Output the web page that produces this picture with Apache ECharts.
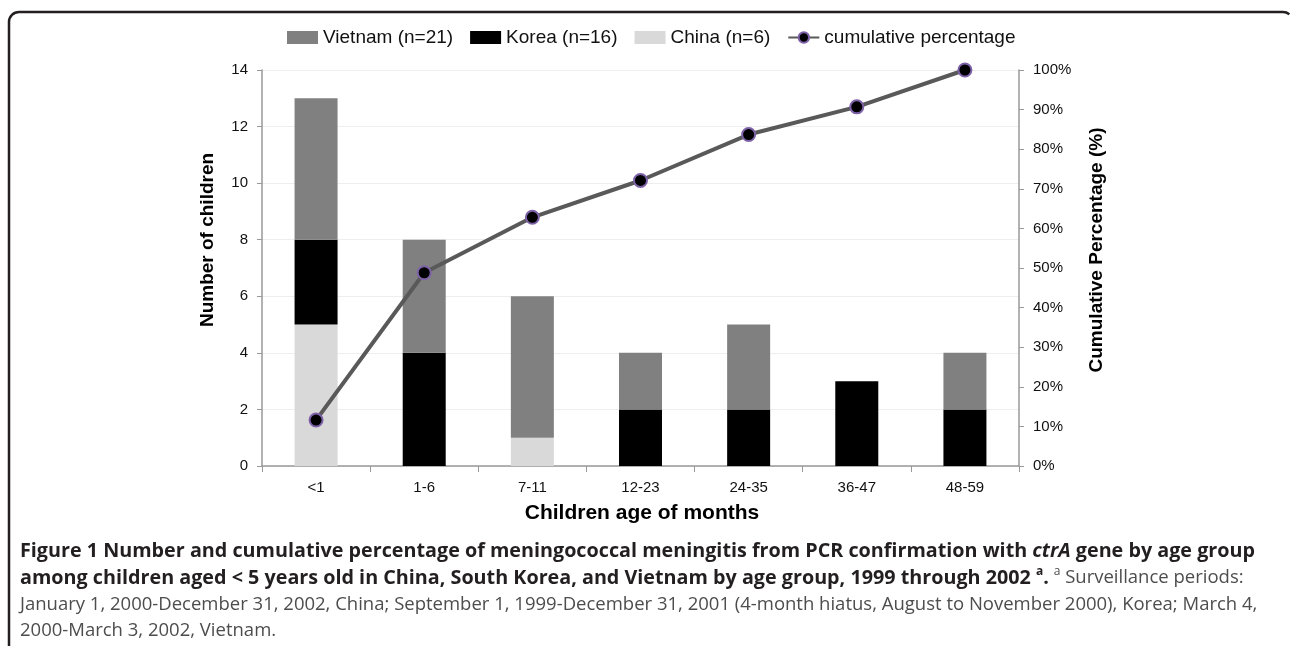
<!DOCTYPE html>
<html>
<head>
<meta charset="utf-8">
<script src="https://cdn.jsdelivr.net/npm/echarts@6/dist/echarts.min.js"></script>
<style>
html,body{margin:0;padding:0;background:#fff;}
#chart{width:1290px;height:646px;}
</style>
</head>
<body>
<div id="chart"></div>
<script>
var categories = ['<1', '1-6', '7-11', '12-23', '24-35', '36-47', '48-59'];
var vietnam = [5, 4, 5, 2, 3, 0, 2];
var korea = [3, 4, 0, 2, 2, 3, 2];
var china = [5, 0, 1, 0, 0, 0, 0];
var cumulativePct = [11.6, 48.8, 62.8, 72.1, 83.7, 90.7, 100];
var leftTicks = {min: 0, max: 14, interval: 2};
var rightTicks = {min: 0, max: 100, interval: 10};

var chart = echarts.init(document.getElementById('chart'));
var font = 'Liberation Sans, Arial, Helvetica, sans-serif';
var capFont = 'Open Sans, sans-serif';
var frameStyle = {stroke: '#231f20', lineWidth: 2.5, fill: null};
var BF = 19.75, NF = 18.5;

var option = {
  backgroundColor: '#fff',
  animation: false,
  textStyle: {fontFamily: font},
  legend: {
    left: 287, top: 28, padding: 0,
    itemWidth: 31, itemHeight: 13, itemGap: 17,
    textStyle: {fontSize: 19, color: '#111', fontFamily: font},
    data: [
      {name: 'Vietnam (n=21)', icon: 'rect'},
      {name: 'Korea (n=16)', icon: 'rect'},
      {name: 'China (n=6)', icon: 'rect'},
      {name: 'cumulative percentage'}
    ]
  },
  grid: {left: 262, right: 271, top: 70, bottom: 180, containLabel: false},
  xAxis: {
    type: 'category', data: categories,
    axisLine: {lineStyle: {color: '#999', width: 1.5}},
    axisTick: {show: true, length: 6, lineStyle: {color: '#999'}},
    axisLabel: {fontSize: 15, color: '#111', margin: 14}
  },
  yAxis: [{
    type: 'value', min: leftTicks.min, max: leftTicks.max, interval: leftTicks.interval,
    axisLine: {show: true, lineStyle: {color: '#999', width: 1.5}},
    axisTick: {show: true, length: 5, lineStyle: {color: '#999'}},
    axisLabel: {fontSize: 15, color: '#111', margin: 14},
    splitLine: {lineStyle: {color: '#eeeeee'}}
  }, {
    type: 'value', min: rightTicks.min, max: rightTicks.max, interval: rightTicks.interval,
    position: 'right',
    axisLine: {show: true, lineStyle: {color: '#999', width: 1.5}},
    axisTick: {show: true, length: 5, lineStyle: {color: '#999'}},
    axisLabel: {fontSize: 15, color: '#111', margin: 14, formatter: '{value}%'},
    splitLine: {show: false}
  }],
  series: [
    {name: 'China (n=6)', type: 'bar', stack: 'n', data: china, barWidth: 43,
      itemStyle: {color: '#d9d9d9'}},
    {name: 'Korea (n=16)', type: 'bar', stack: 'n', data: korea, barWidth: 43,
      itemStyle: {color: '#000000'}},
    {name: 'Vietnam (n=21)', type: 'bar', stack: 'n', data: vietnam, barWidth: 43,
      itemStyle: {color: '#808080'}},
    {name: 'cumulative percentage', type: 'line', yAxisIndex: 1, data: cumulativePct,
      symbol: 'circle', symbolSize: 13,
      lineStyle: {color: '#595959', width: 4},
      itemStyle: {color: '#000', borderColor: '#7e62a8', borderWidth: 2}}
  ],
  graphic: [
    {type: 'line', shape: {x1: 9, y1: 22, x2: 9, y2: 646}, style: frameStyle},
    {type: 'line', shape: {x1: 19, y1: 12, x2: 1283, y2: 12}, style: frameStyle},
    {type: 'arc', shape: {cx: 19, cy: 22, r: 10, startAngle: Math.PI, endAngle: Math.PI * 1.5}, style: frameStyle},
    {type: 'arc', shape: {cx: 1283, cy: 22, r: 10, startAngle: Math.PI * 1.5, endAngle: Math.PI * 1.72}, style: frameStyle},
    {type: 'text', x: 208, y: 240, rotation: Math.PI / 2, style: {
      text: 'Number of children', fontFamily: font, fontWeight: 'bold', fontSize: 19,
      fill: '#000', align: 'center', verticalAlign: 'middle'}},
    {type: 'text', x: 1097, y: 250, rotation: Math.PI / 2, style: {
      text: 'Cumulative Percentage (%)', fontFamily: font, fontWeight: 'bold', fontSize: 19,
      fill: '#000', align: 'center', verticalAlign: 'middle'}},
    {type: 'text', x: 642, y: 513, style: {
      text: 'Children age of months', fontFamily: font, fontWeight: 'bold', fontSize: 21,
      fill: '#000', align: 'center', verticalAlign: 'middle'}},
    {type: 'text', x: 20, y: 551, style: {
      verticalAlign: 'middle',
      text: '{b|Figure 1 Number and cumulative percentage of meningococcal meningitis from PCR confirmation with }{bi|ctrA}{b| gene by age group}',
      rich: {
        b: {fontFamily: capFont, fontWeight: 'bold', fontSize: BF, fill: '#231f20', lineHeight: 24},
        bi: {fontFamily: capFont, fontWeight: 'bold', fontStyle: 'italic', fontSize: BF, fill: '#231f20', lineHeight: 24}
      }}},
    {type: 'text', x: 20, y: 578, style: {
      verticalAlign: 'middle',
      text: '{b|among children aged < 5 years old in China, South Korea, and Vietnam by age group, 1999 through 2002 }{bs|a}{b|.}{n| }{ns|a}{n| Surveillance periods:}',
      rich: {
        b: {fontFamily: capFont, fontWeight: 'bold', fontSize: BF, fill: '#231f20', lineHeight: 24},
        bs: {fontFamily: capFont, fontWeight: 'bold', fontSize: 12, fill: '#231f20', lineHeight: 24, verticalAlign: 'top'},
        n: {fontFamily: capFont, fontSize: NF, fill: '#4d4d4d', lineHeight: 24},
        ns: {fontFamily: capFont, fontSize: 12, fill: '#4d4d4d', lineHeight: 24, verticalAlign: 'top'}
      }}},
    {type: 'text', x: 20, y: 605, style: {
      verticalAlign: 'middle',
      text: 'January 1, 2000-December 31, 2002, China; September 1, 1999-December 31, 2001 (4-month hiatus, August to November 2000), Korea; March 4,',
      fontFamily: capFont, fontSize: NF, fill: '#4d4d4d'}},
    {type: 'text', x: 20, y: 631, style: {
      verticalAlign: 'middle',
      text: '2000-March 3, 2002, Vietnam.',
      fontFamily: capFont, fontSize: NF, fill: '#4d4d4d'}}
  ]
};
chart.setOption(option);
</script>
</body>
</html>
——
Leave out the pictures and repeat exactly the lines from the start of the material through the line that contains "var BF = 19.75, NF = 18.5;", both included.

REPLY -
Output the web page that produces this picture with Apache ECharts.
<!DOCTYPE html>
<html>
<head>
<meta charset="utf-8">
<script src="https://cdn.jsdelivr.net/npm/echarts@6/dist/echarts.min.js"></script>
<style>
html,body{margin:0;padding:0;background:#fff;}
#chart{width:1290px;height:646px;}
</style>
</head>
<body>
<div id="chart"></div>
<script>
var categories = ['<1', '1-6', '7-11', '12-23', '24-35', '36-47', '48-59'];
var vietnam = [5, 4, 5, 2, 3, 0, 2];
var korea = [3, 4, 0, 2, 2, 3, 2];
var china = [5, 0, 1, 0, 0, 0, 0];
var cumulativePct = [11.6, 48.8, 62.8, 72.1, 83.7, 90.7, 100];
var leftTicks = {min: 0, max: 14, interval: 2};
var rightTicks = {min: 0, max: 100, interval: 10};

var chart = echarts.init(document.getElementById('chart'));
var font = 'Liberation Sans, Arial, Helvetica, sans-serif';
var capFont = 'Open Sans, sans-serif';
var frameStyle = {stroke: '#231f20', lineWidth: 2.5, fill: null};
var BF = 19.75, NF = 18.5;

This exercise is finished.